A educação, dentro de um viés psicanalítico, pode ser em si mesma repressiva e violenta, visando adaptar a criança ao que é aceito socialmente (Millot, 2001). Contudo, esse processo educativo, que muitas das vezes é de encargo do pedagogo, não precisa ser abusiva nesse processo de adaptação e o educador preparado, para propiciar uma socialização saudável para a criança. A relação professor-aluno pode ser um aspecto fundamental dento do processo de aprendizagem. Segundo Freud (1914), o professor só será ouvido se estiver revestido, por seu aluno, com uma importância. Assim, a aprendizagem não está alicerçada nos conteúdos, mas sim na relação que estabelece entre o professor e seus aluno, logo isso pode favorecer ou não o processo de aprendizagem, independente dos conteúdos (Kupfer, 2007).
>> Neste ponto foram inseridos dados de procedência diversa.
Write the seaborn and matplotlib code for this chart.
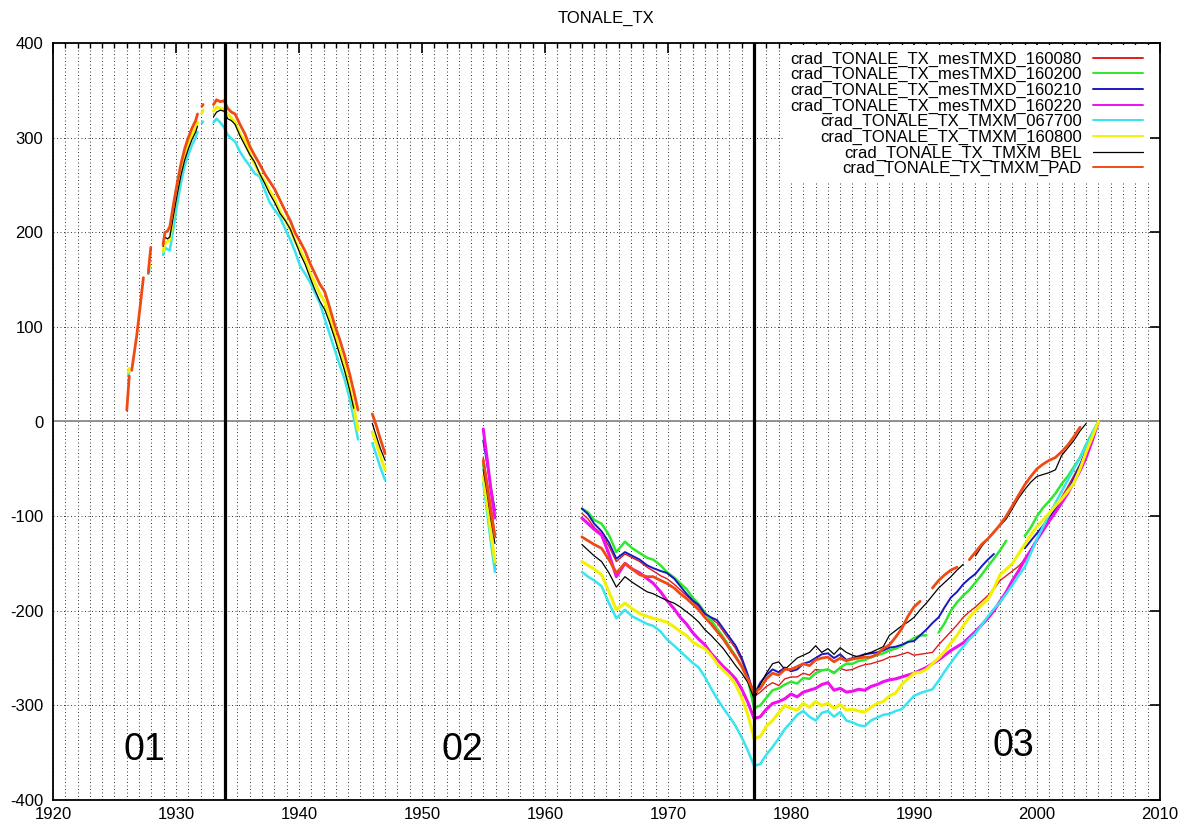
import numpy as np
import pandas as pd
import matplotlib
matplotlib.use("Agg")
import matplotlib.pyplot as plt
from matplotlib.lines import Line2D
from matplotlib.ticker import MultipleLocator
import seaborn as sns

nan = np.nan

SERIES = ["crad_TONALE_TX_mesTMXD_160080", "crad_TONALE_TX_mesTMXD_160200",
          "crad_TONALE_TX_mesTMXD_160210", "crad_TONALE_TX_mesTMXD_160220",
          "crad_TONALE_TX_TMXM_067700", "crad_TONALE_TX_TMXM_160800",
          "crad_TONALE_TX_TMXM_BEL", "crad_TONALE_TX_TMXM_PAD"]

# ---- year grids (NaN values in a series mark missing data -> line breaks)
YEARS_P1 = [1926.0, 1926.1, 1926.2, 1926.3, 1926.4, 1926.6, 1926.8, 1927.0, 1927.2, 1927.35,
            1927.55, 1927.75, 1927.85, 1927.95, 1928.5, 1928.95, 1929.1, 1929.3, 1929.5, 1929.8,
            1930.1, 1930.4, 1930.7, 1931.0, 1931.3, 1931.6, 1931.75, 1931.95, 1932.1, 1932.2,
            1932.6, 1933.05, 1933.3, 1933.6, 1933.9, 1934.2, 1934.5, 1934.8, 1935.2, 1935.6,
            1936.0, 1936.4, 1936.8, 1937.2, 1937.6, 1938.0, 1938.45, 1938.9, 1939.3, 1939.7,
            1940.1, 1940.5, 1940.9, 1941.3, 1941.7, 1942.1, 1942.5, 1942.9, 1943.3, 1943.7,
            1944.1, 1944.45, 1944.8, 1945.4, 1945.96, 1946.3, 1946.6, 1947.0, 1950.0]
YEARS_P2 = [1954.98, 1955.3, 1955.6, 1955.93, 1959.0]
YEARS_P2B = [1963.0, 1963.5, 1964.0, 1964.6, 1965.2, 1965.8, 1966.5, 1967.1, 1967.7, 1968.3,
             1968.8, 1969.4, 1969.9, 1970.5, 1971.0, 1971.5, 1972.0, 1972.5, 1973.0, 1973.5,
             1974.0, 1974.5, 1975.0, 1975.5, 1976.0, 1976.5, 1977.0]
YEARS_P3 = [1977.5, 1978.0, 1978.5, 1979.0, 1979.5, 1980.0, 1980.5, 1981.0, 1981.5, 1982.0,
            1982.5, 1983.0, 1983.5, 1984.0, 1984.5, 1985.0, 1985.5, 1986.0, 1986.5, 1987.0,
            1987.5, 1988.0, 1988.5, 1989.0, 1989.5, 1990.0, 1990.5, 1991.0, 1991.5, 1992.0,
            1992.5, 1993.0, 1993.5, 1994.0, 1994.5, 1995.0, 1995.5, 1996.0, 1996.5, 1997.0,
            1997.5, 1998.0, 1998.5, 1999.0, 1999.5, 2000.0, 2000.5, 2001.0, 2001.5, 2002.0,
            2002.5, 2003.0, 2003.5, 2004.0, 2004.5, 2005.0]

# ---- period 1 (only four series reported)
PAD_P1 = [12, 30, 48, nan, 54, 72, 90, 112, 135, 152,
          nan, 157, 171, 184, nan, 187, 200, 201, 206, 230,
          252, 272, 288, 300, 310, 318, 325, nan, 333, 335,
          nan, 335, 340, 338, 339, 331, 327, 325, 314, 304,
          291, 281, 272, 262, 254, 246, 234, 222, 212, 199,
          190, 180, 167, 156, 145, 137, 120, 102, 87, 70,
          51, 32, 12, nan, 8, -5, -18, -34, nan]
YELLOW_P1 = [nan, 52, 56, nan, nan, nan, nan, nan, nan, nan,
             nan, 160, 165, nan, nan, 180, 188, 190, 192, 222,
             246, 266, 282, 293, 303, 310, 316, nan, 326, 329,
             nan, 328, 332, 331, 330, 325, 321, 316, 304, 296,
             283, 272, 262, 254, 244, 236, 222, 212, 203, 190,
             181, 170, 157, 146, 135, 126, 108, 92, 75, 58,
             36, 16, -9, nan, -11, -24, -36, -51, nan]
BLACK_P1 = [nan, nan, nan, nan, nan, nan, nan, nan, nan, nan,
            nan, nan, nan, nan, nan, 185, 195, 193, 195, 218,
            240, 260, 276, 288, 298, 306, 312, nan, nan, nan,
            nan, 322, 327, 329, 328, 320, 318, 314, 302, 292,
            282, 274, 262, 252, 241, 232, 220, 212, 203, 190,
            177, 166, 152, 139, 127, 118, 104, 88, 71, 54,
            34, 14, nan, nan, -2, -16, -28, -41, nan]
CYAN_P1 = [nan, 48, 52, nan, nan, nan, nan, nan, nan, nan,
           nan, 156, 160, nan, nan, 176, 184, 182, 181, 205,
           230, 252, 270, 282, 292, 300, 306, nan, 315, 317,
           nan, 316, 320, 316, 311, 303, 299, 296, 285, 277,
           270, 262, 259, 245, 232, 224, 216, 203, 192, 179,
           164, 156, 147, 136, 125, 108, 92, 76, 60, 45,
           25, 4, -19, nan, -23, -36, -48, -62, nan]

# ---- period 2 (1955)
RED_P2 = [-38, -64, -90, -118, nan]
GREEN_P2 = [-45, -80, -118, -155, nan]
BLUE_P2 = [-20, -45, -70, -94, nan]
MAGENTA_P2 = [-8, -40, -72, -102, nan]
CYAN_P2 = [-65, -97, -128, -159, nan]
YELLOW_P2 = [-58, -88, -118, -148, nan]
BLACK_P2 = [-51, -76, -103, -129, nan]
PAD_P2 = [-41, -68, -95, -122, nan]

# ---- period 2b (1963-1977)
RED_P2B = [-97, -103, -112, -119, -132, -148, -140, -144, -148, -154, -158, -163, -166, -172,
           -178, -184, -190, -196, -204, -208, -213, -222, -231, -240, -253, -270, -291]
GREEN_P2B = [-92, -96, -104, -108, -120, -138, -127, -134, -139, -144, -146, -152, -159, -165,
             -171, -177, -186, -193, -202, -210, -219, -228, -238, -248, -259, -273, -303]
BLUE_P2B = [-92, -98, -108, -116, -128, -145, -138, -142, -146, -152, -155, -158, -160, -166,
            -174, -182, -189, -194, -203, -207, -210, -219, -228, -237, -250, -268, -289]
MAGENTA_P2B = [-102, -108, -114, -120, -140, -164, -150, -156, -160, -166, -171, -180, -189, -198,
               -207, -214, -223, -230, -236, -245, -252, -259, -265, -272, -283, -297, -314]
CYAN_P2B = [-159, -164, -168, -174, -192, -208, -199, -206, -210, -214, -216, -222, -230, -237,
            -243, -249, -255, -260, -270, -282, -293, -303, -312, -322, -334, -348, -364]
YELLOW_P2B = [-148, -152, -156, -162, -180, -199, -192, -198, -203, -206, -208, -210, -212, -217,
              -222, -226, -233, -237, -240, -247, -256, -263, -269, -278, -292, -310, -335]
BLACK_P2B = [-130, -136, -142, -148, -160, -175, -164, -170, -175, -180, -182, -186, -189, -192,
             -196, -201, -206, -212, -220, -226, -233, -240, -249, -258, -266, -276, -293]
PAD_P2B = [-122, -126, -130, -134, -146, -160, -150, -156, -162, -164, -164, -168, -171, -176,
           -182, -187, -193, -199, -207, -214, -222, -230, -240, -249, -259, -272, -287]

# ---- period 3 (1977-2005)
RED_P3 = [-286, -280, -276, -279, -272, -270, -270, -266, -268, -262,
          -263, -262, -265, -261, -263, -262, -259, -257, -256, -254,
          -252, -249, -248, -246, -244, -247, -246, -245, -244, -236,
          -229, -222, -215, -207, -201, -196, -190, -184, -177, -168,
          -163, -158, -153, -146, -136, -125, -112, -101, -91, -80,
          -69, -57, -45, -31, -16, 0]
GREEN_P3 = [-300, -292, -284, -282, -278, -275, -277, -271, -272, -266,
            -263, -262, -266, -260, -256, -256, -253, -252, -249, -247,
            -245, -242, -240, -237, -233, -229, -226, -226, nan, -223,
            -213, -200, -191, -184, -178, -170, -162, -153, -145, -136,
            -126, nan, nan, -121, -112, -100, -91, -84, -76, -66,
            -58, -48, -38, -24, -12, 0]
BLUE_P3 = [-276, -268, -262, -265, -260, -264, -262, -256, -254, -250,
           -246, -245, -250, -246, -252, -250, -248, -246, -245, -244,
           -242, -239, -238, -236, -233, -232, -226, -220, -213, -207,
           -196, -186, -180, -172, -166, -161, -153, -146, -140, nan,
           nan, nan, nan, -134, -126, -118, -110, -102, -93, -83,
           -73, -60, -46, -30, -14, 0]
MAGENTA_P3 = [-312, -304, -298, -296, -293, -288, -291, -286, -284, -282,
              -278, -276, -284, -282, -286, -285, -283, -284, -280, -278,
              -275, -273, -272, -270, -268, -266, -263, -260, -256, -252,
              -247, -242, -238, -234, -228, -222, -215, -208, -200, -190,
              -180, -168, -158, -146, -136, -125, -115, -105, -96, -86,
              -76, -64, -52, -38, -20, 0]
CYAN_P3 = [-362, -352, -344, -335, -325, -318, -310, -306, -312, -316,
           -308, -306, -312, -307, -316, -318, -321, -322, -316, -313,
           -310, -309, -306, -304, -297, -290, -287, -285, -283, -274,
           -264, -255, -246, -238, -230, -224, -215, -206, -198, -191,
           -182, -173, -163, -154, -139, -124, -111, -98, -86, -74,
           -62, -50, -38, -25, -12, 0]
YELLOW_P3 = [-333, -322, -316, -308, -300, -303, -305, -298, -302, -296,
             -300, -298, -303, -299, -305, -304, -306, -307, -302, -298,
             -296, -290, -287, -278, -272, -266, -265, -262, -256, -250,
             -243, -234, -226, -216, -207, -200, -194, -188, -176, -162,
             -156, -150, -140, -130, -120, -111, -104, -97, -89, -82,
             -74, -65, -50, -32, -16, 0]
BLACK_P3 = [-278, -266, -256, -254, -262, -256, -250, -247, -244, -237,
            -244, -240, -246, -239, -244, -247, -249, -246, -244, -241,
            -238, -226, -221, -216, -212, -207, -199, -192, -184, -176,
            -170, -164, -157, -151, nan, -142, -132, -124, -116, -110,
            -103, -92, -81, -72, -64, -58, -56, -54, -51, -36,
            -28, -20, -10, -2, nan, nan]
PAD_P3 = [-282, -272, -266, -268, -262, -262, -259, -256, -258, -252,
          -250, -249, -254, -250, -253, -251, -250, -249, -249, -246,
          -240, -236, -228, -219, -206, -196, -190, nan, -176, -168,
          -162, -157, -154, nan, -146, -138, -130, -124, -117, -109,
          -100, -89, -78, -67, -58, -50, -45, -41, -38, -32,
          -25, -16, -6, nan, nan, nan]

# ---- styles
COLORS = ["#e01c1c", "#2ee82e", "#1818c0", "#ee10ee", "#38e4ee", "#f2f200", "#000000", "#f04a14"]
WIDTHS = [1.0, 1.8, 1.4, 2.2, 1.8, 2.2, 0.9, 2.0]

parts = {
    SERIES[0]: (None, RED_P2, RED_P2B, RED_P3),
    SERIES[1]: (None, GREEN_P2, GREEN_P2B, GREEN_P3),
    SERIES[2]: (None, BLUE_P2, BLUE_P2B, BLUE_P3),
    SERIES[3]: (None, MAGENTA_P2, MAGENTA_P2B, MAGENTA_P3),
    SERIES[4]: (CYAN_P1, CYAN_P2, CYAN_P2B, CYAN_P3),
    SERIES[5]: (YELLOW_P1, YELLOW_P2, YELLOW_P2B, YELLOW_P3),
    SERIES[6]: (BLACK_P1, BLACK_P2, BLACK_P2B, BLACK_P3),
    SERIES[7]: (PAD_P1, PAD_P2, PAD_P2B, PAD_P3),
}
grids = [YEARS_P1, YEARS_P2, YEARS_P2B, YEARS_P3]

frames = []
for k, name in enumerate(SERIES):
    yrs, vals = [], []
    for g, p in zip(grids, parts[name]):
        if p is None:
            p = [nan] * len(g)
        assert len(p) == len(g), (name, len(p), len(g))
        yrs += list(g)
        vals += list(p)
    d = pd.DataFrame({"year": yrs, "value": np.array(vals, dtype=float)})
    d["seg"] = k * 1000 + d["value"].isna().cumsum()
    d["series"] = name
    frames.append(d.dropna(subset=["value"]))
df = pd.concat(frames, ignore_index=True)

# ---- figure
sns.set_theme(style="white")
plt.rcParams["font.family"] = ["Liberation Sans", "DejaVu Sans"]
plt.rcParams["axes.unicode_minus"] = False
plt.rcParams["text.color"] = "black"

fig = plt.figure(figsize=(11.9, 8.3), dpi=100)
ax = fig.add_axes([53 / 1190, 30 / 830, 1107 / 1190, 757 / 830])

ax.set_xlim(1920, 2010)
ax.set_ylim(-400, 400)
ax.xaxis.set_major_locator(MultipleLocator(10))
ax.xaxis.set_minor_locator(MultipleLocator(1))
ax.yaxis.set_major_locator(MultipleLocator(100))

dot = (0, (1, 2.6))
ax.grid(True, which="both", axis="x", color="#333333", linestyle=dot, linewidth=0.7)
ax.grid(True, which="major", axis="y", color="#333333", linestyle=dot, linewidth=0.7)
ax.set_axisbelow(True)
ax.axhline(0, color="#8a8a8a", lw=1.3, zorder=1)

sns.lineplot(data=df, x="year", y="value", hue="series", hue_order=SERIES,
             palette=dict(zip(SERIES, COLORS)), size="series", size_order=SERIES,
             sizes=dict(zip(SERIES, WIDTHS)), units="seg", estimator=None,
             sort=False, legend=False, ax=ax)

ax.axvline(1934, color="black", lw=2.3, zorder=5)
ax.axvline(1977, color="black", lw=2.3, zorder=5)

for s in ax.spines.values():
    s.set_visible(True)
    s.set_color("black")
    s.set_linewidth(1.3)
ax.tick_params(which="both", direction="in", top=True, right=True, colors="black",
               labelsize=12)
ax.tick_params(which="major", length=7, width=1.2)
ax.tick_params(which="minor", length=3.5, width=1.0)
ax.tick_params(axis="y", pad=7)
ax.tick_params(axis="x", pad=5)
ax.set_xlabel("")
ax.set_ylabel("")

ax.text(1927.4, -347, "01", fontsize=27, ha="center", va="center", color="black")
ax.text(1953.3, -347, "02", fontsize=27, ha="center", va="center", color="black")
ax.text(1998.1, -343, "03", fontsize=27, ha="center", va="center", color="black")

fig.text(606 / 1190, 1 - 18 / 830, "TONALE_TX", fontsize=12, ha="center", va="center",
         color="black")

handles = [Line2D([0], [0], color=c, lw=(0.9 if c == "#000000" else 1.4)) for c in COLORS]
leg = ax.legend(handles, SERIES, loc="upper right",
                bbox_to_anchor=((1150 - 53) / 1107, (800 - 45) / 757),
                borderaxespad=0, borderpad=0.4, frameon=True, fancybox=False,
                markerfirst=False, fontsize=12, handlelength=3.0, handletextpad=0.7,
                labelspacing=0.03, labelcolor="black")
leg.get_frame().set_facecolor("white")
leg.get_frame().set_edgecolor("none")
leg.get_frame().set_alpha(1.0)
leg.set_zorder(10)

fig.savefig("out.png", dpi=100)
Assim, a Psicanálise propõe que o professor seja esclarecido por teorias psicanalíticas, apostando que o efeito da transmissão da falta, de um enigma, produza efeito de formação no professor e que, assim, ele possa, por sua vez, seguir ensinando um saber vivo e não conteúdos soltos de um contexto, condição para que os alunos possam  transmitir aos que vierem ao mundo depois deles, quer filhos ou alunos (Sousa, 2005).

É preciso que pedagogos procurem inter-relacionar as teorias psicanalíticas com a Educação. Inter-relacionar não quer dizer usar tais teorias como guia das fases do desenvolvimento sexual, ou elevar o complexo de Édipo a conceito base das teorias de Freud (Pereira, Santiago, Lopes, 2009). É preciso enxergar que a Psicanálise, enquanto uma ciência, que buscou, e está sempre na busca, para compreender a subjetividade humana.

A Psicanálise além de uma ferramenta pode servir como um tipo de olhar crítico para o educador, possibilitando que esse consiga enxergar de forma mais clara os diversos comportamentos dentro do processo de desenvolvimento da criança. No entanto, vale ressaltar que se o professor desejar "beber na fonte" da psicanálise como sugere Kupfer (1997) deverá rever seus conceitos e postura ética de como utilizará esses conhecimentos em sua prática educativa, por esse motivo é preciso prepara o mesmo para seu trabalho em sintonia com a Psicanálise.

A união das duas áreas - psicanálise e educação - tem se ampliado consideravelmente nos últimos anos e que muitas experiências revelam que essa junção pode dar certo se o educador estiver devidamente preparado. Assim, a discussão da Psicanálise dentro dos cursos de Pedagogia, precisa ser melhor explorada, não para que o pedagogo se torne um analista, mas para que ele consiga refletir sua prática, pensando nas crianças como seres dotados de um enorme potencial, que se não foram bem trabalhados, se perdem durante as sua existência.